* Task brief: Exclude the pictures, then repeat the remaining data exactly.

* Material:
>>>
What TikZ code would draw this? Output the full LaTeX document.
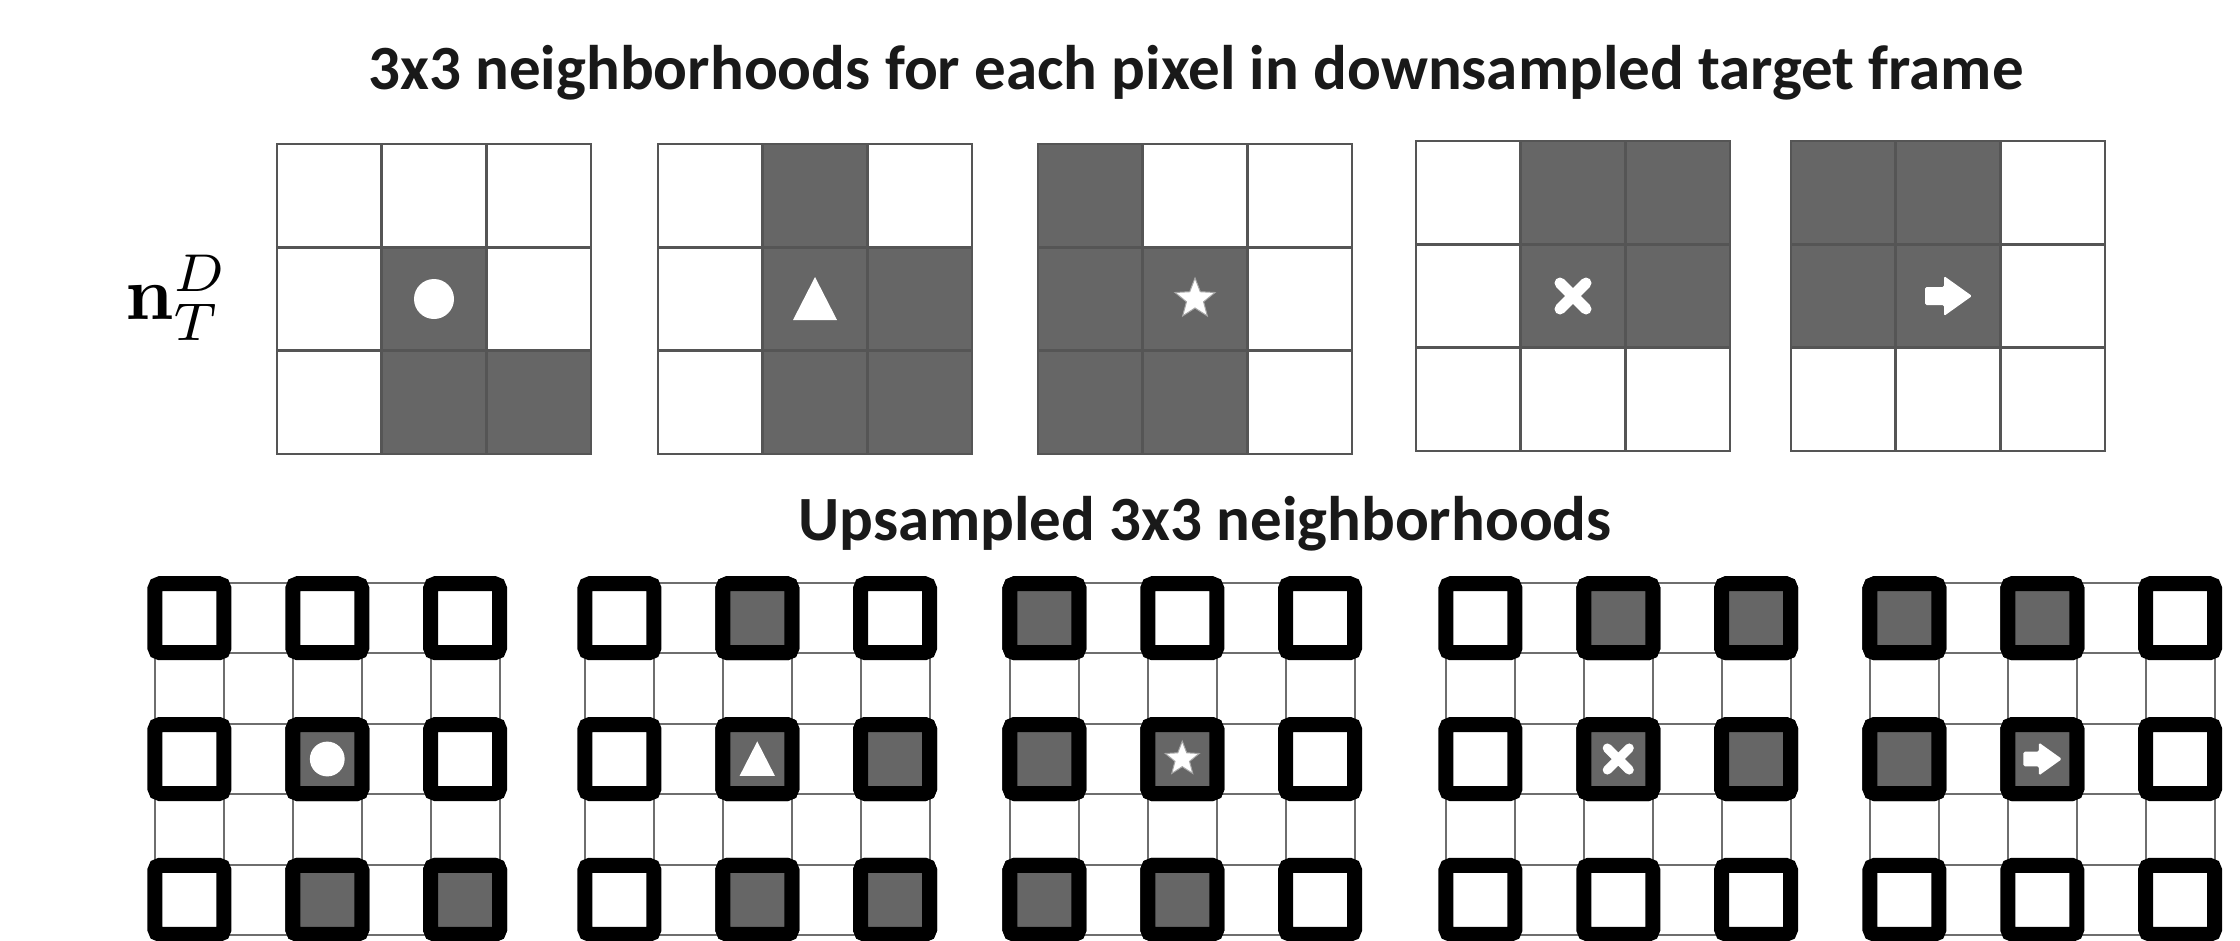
\documentclass[tikz,border=0pt]{standalone}
\usepackage[no-math]{fontspec}
\newfontfamily\calib{Carlito}
\usetikzlibrary{calc}
\definecolor{cellgray}{RGB}{102,102,102}
\definecolor{linegray}{RGB}{85,85,85}
\definecolor{thingray}{RGB}{110,110,110}

\newcommand{\SymCircle}[1]{\begin{scope}[scale=#1]\fill[white] (0,0) circle (20);\end{scope}}
\newcommand{\SymTri}[1]{\begin{scope}[scale=#1]\fill[white] (-22,21) -- (22,21) -- (0,-22) -- cycle;\end{scope}}
\newcommand{\SymStar}[1]{\begin{scope}[scale=#1]\filldraw[fill=white, draw=gray!70, line width=1]
 (-90:21) -- (-54:9) -- (-18:21) -- (18:9) -- (54:21) -- (90:9) -- (126:21) -- (162:9) -- (198:21) -- (234:9) -- cycle;\end{scope}}
\newcommand{\SymX}[1]{\begin{scope}[scale=#1]\draw[white, line width=#1*11, line cap=round] (-13,-13) -- (13,13) (-13,13) -- (13,-13);\end{scope}}
\newcommand{\SymArrow}[1]{\begin{scope}[scale=#1]\fill[white, rounded corners=1.5] (-23,-9) -- (-4,-9) -- (-4,-20) -- (24,0) -- (-4,20) -- (-4,9) -- (-23,9) -- cycle;\end{scope}}

% top 3x3 grid: x0, y0, dark cells (col/row), symbol
\newcommand{\TopGrid}[4]{%
 \begin{scope}[shift={(#1,#2)}]
   \foreach \c/\r in {#3} { \fill[cellgray] (\c*104.7,\r*103.3) rectangle ++(104.7,103.3); }
   \foreach \i in {1,2} {
     \draw[topline] (\i*104.7,0) -- (\i*104.7,310);
     \draw[topline] (0,\i*103.3) -- (314,\i*103.3);
   }
   \draw[topline] (0,0) rectangle (314,310);
   \begin{scope}[shift={(157,155)}] #4 \end{scope}
 \end{scope}}

% upsampled grid: x0, dark cells (col/row), symbol
\newcommand{\BotGrid}[3]{%
 \begin{scope}[shift={(#1,583)}]
   \foreach \i in {0,...,5} {
     \draw[thinline] (\i*68.9,0) -- (\i*68.9,352);
     \draw[thinline] (0,\i*70.4) -- (344.5,\i*70.4);
   }
   \foreach \c in {0,1,2} { \foreach \r in {0,1,2} {
     \draw[thicksq, fill=white] (\c*137.8+34.45-34.5,\r*140.8+35.2-34.5) rectangle ++(69,69);
   }}
   \foreach \c/\r in {#2} {
     \draw[thicksq, fill=cellgray] (\c*137.8+34.45-34.5,\r*140.8+35.2-34.5) rectangle ++(69,69);
   }
   \begin{scope}[shift={(172.25,176)}] #3 \end{scope}
 \end{scope}}

\begin{document}
\begin{tikzpicture}[x=1pt,y=-1pt,
  ttl/.style={font=\calib\bfseries\fontsize{63}{75}\selectfont, anchor=base, inner sep=0, text=black!90},
  topline/.style={draw=linegray, line width=2.5},
  thinline/.style={draw=thingray, line width=2},
  thicksq/.style={draw=black, line width=15, rounded corners=5},
]
\clip (0,0) rectangle (2240,940);
\fill[white] (0,0) rectangle (2240,940);

\node[ttl] (title) at (1196,89) {3x3 neighborhoods for each pixel in downsampled target frame};
\node[ttl] (subtitle) at (1205,540) {Upsampled 3x3 neighborhoods};
\node[scale=7.6, inner sep=0] (nlabel) at (177,298) {$\mathbf{n}_T^D$};

\TopGrid{277}{144}{1/1,1/2,2/2}{\SymCircle{1}}
\TopGrid{658}{144}{1/0,1/1,2/1,1/2,2/2}{\SymTri{1}}
\TopGrid{1038}{144}{0/0,0/1,1/1,0/2,1/2}{\SymStar{1}}
\TopGrid{1416}{141}{1/0,2/0,1/1,2/1}{\SymX{1}}
\TopGrid{1791}{141}{0/0,1/0,0/1,1/1}{\SymArrow{1}}

\BotGrid{155}{1/1,1/2,2/2}{\SymCircle{0.87}}
\BotGrid{585}{1/0,1/1,2/1,1/2,2/2}{\SymTri{0.8}}
\BotGrid{1010}{0/0,0/1,1/1,0/2,1/2}{\SymStar{0.85}}
\BotGrid{1446}{1/0,2/0,1/1,2/1}{\SymX{0.84}}
\BotGrid{1870}{0/0,1/0,0/1,1/1}{\SymArrow{0.82}}
\end{tikzpicture}
\end{document}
<<<
* Response to this task:
What TikZ code would draw this? Output the full LaTeX document.
\documentclass[tikz,border=0pt]{standalone}
\usepackage[no-math]{fontspec}
\newfontfamily\calib{Carlito}
\usetikzlibrary{calc}
\definecolor{cellgray}{RGB}{102,102,102}
\definecolor{linegray}{RGB}{85,85,85}
\definecolor{thingray}{RGB}{110,110,110}

\newcommand{\SymCircle}[1]{\begin{scope}[scale=#1]\fill[white] (0,0) circle (20);\end{scope}}
\newcommand{\SymTri}[1]{\begin{scope}[scale=#1]\fill[white] (-22,21) -- (22,21) -- (0,-22) -- cycle;\end{scope}}
\newcommand{\SymStar}[1]{\begin{scope}[scale=#1]\filldraw[fill=white, draw=gray!70, line width=1]
 (-90:21) -- (-54:9) -- (-18:21) -- (18:9) -- (54:21) -- (90:9) -- (126:21) -- (162:9) -- (198:21) -- (234:9) -- cycle;\end{scope}}
\newcommand{\SymX}[1]{\begin{scope}[scale=#1]\draw[white, line width=#1*11, line cap=round] (-13,-13) -- (13,13) (-13,13) -- (13,-13);\end{scope}}
\newcommand{\SymArrow}[1]{\begin{scope}[scale=#1]\fill[white, rounded corners=1.5] (-23,-9) -- (-4,-9) -- (-4,-20) -- (24,0) -- (-4,20) -- (-4,9) -- (-23,9) -- cycle;\end{scope}}

% top 3x3 grid: x0, y0, dark cells (col/row), symbol
\newcommand{\TopGrid}[4]{%
 \begin{scope}[shift={(#1,#2)}]
   \foreach \c/\r in {#3} { \fill[cellgray] (\c*104.7,\r*103.3) rectangle ++(104.7,103.3); }
   \foreach \i in {1,2} {
     \draw[topline] (\i*104.7,0) -- (\i*104.7,310);
     \draw[topline] (0,\i*103.3) -- (314,\i*103.3);
   }
   \draw[topline] (0,0) rectangle (314,310);
   \begin{scope}[shift={(157,155)}] #4 \end{scope}
 \end{scope}}

% upsampled grid: x0, dark cells (col/row), symbol
\newcommand{\BotGrid}[3]{%
 \begin{scope}[shift={(#1,583)}]
   \foreach \i in {0,...,5} {
     \draw[thinline] (\i*68.9,0) -- (\i*68.9,352);
     \draw[thinline] (0,\i*70.4) -- (344.5,\i*70.4);
   }
   \foreach \c in {0,1,2} { \foreach \r in {0,1,2} {
     \draw[thicksq, fill=white] (\c*137.8+34.45-34.5,\r*140.8+35.2-34.5) rectangle ++(69,69);
   }}
   \foreach \c/\r in {#2} {
     \draw[thicksq, fill=cellgray] (\c*137.8+34.45-34.5,\r*140.8+35.2-34.5) rectangle ++(69,69);
   }
   \begin{scope}[shift={(172.25,176)}] #3 \end{scope}
 \end{scope}}

\begin{document}
\begin{tikzpicture}[x=1pt,y=-1pt,
  ttl/.style={font=\calib\bfseries\fontsize{63}{75}\selectfont, anchor=base, inner sep=0, text=black!90},
  topline/.style={draw=linegray, line width=2.5},
  thinline/.style={draw=thingray, line width=2},
  thicksq/.style={draw=black, line width=15, rounded corners=5},
]
\clip (0,0) rectangle (2240,940);
\fill[white] (0,0) rectangle (2240,940);

\node[ttl] (title) at (1196,89) {3x3 neighborhoods for each pixel in downsampled target frame};
\node[ttl] (subtitle) at (1205,540) {Upsampled 3x3 neighborhoods};
\node[scale=7.6, inner sep=0] (nlabel) at (177,298) {$\mathbf{n}_T^D$};

\TopGrid{277}{144}{1/1,1/2,2/2}{\SymCircle{1}}
\TopGrid{658}{144}{1/0,1/1,2/1,1/2,2/2}{\SymTri{1}}
\TopGrid{1038}{144}{0/0,0/1,1/1,0/2,1/2}{\SymStar{1}}
\TopGrid{1416}{141}{1/0,2/0,1/1,2/1}{\SymX{1}}
\TopGrid{1791}{141}{0/0,1/0,0/1,1/1}{\SymArrow{1}}

\BotGrid{155}{1/1,1/2,2/2}{\SymCircle{0.87}}
\BotGrid{585}{1/0,1/1,2/1,1/2,2/2}{\SymTri{0.8}}
\BotGrid{1010}{0/0,0/1,1/1,0/2,1/2}{\SymStar{0.85}}
\BotGrid{1446}{1/0,2/0,1/1,2/1}{\SymX{0.84}}
\BotGrid{1870}{0/0,1/0,0/1,1/1}{\SymArrow{0.82}}
\end{tikzpicture}
\end{document}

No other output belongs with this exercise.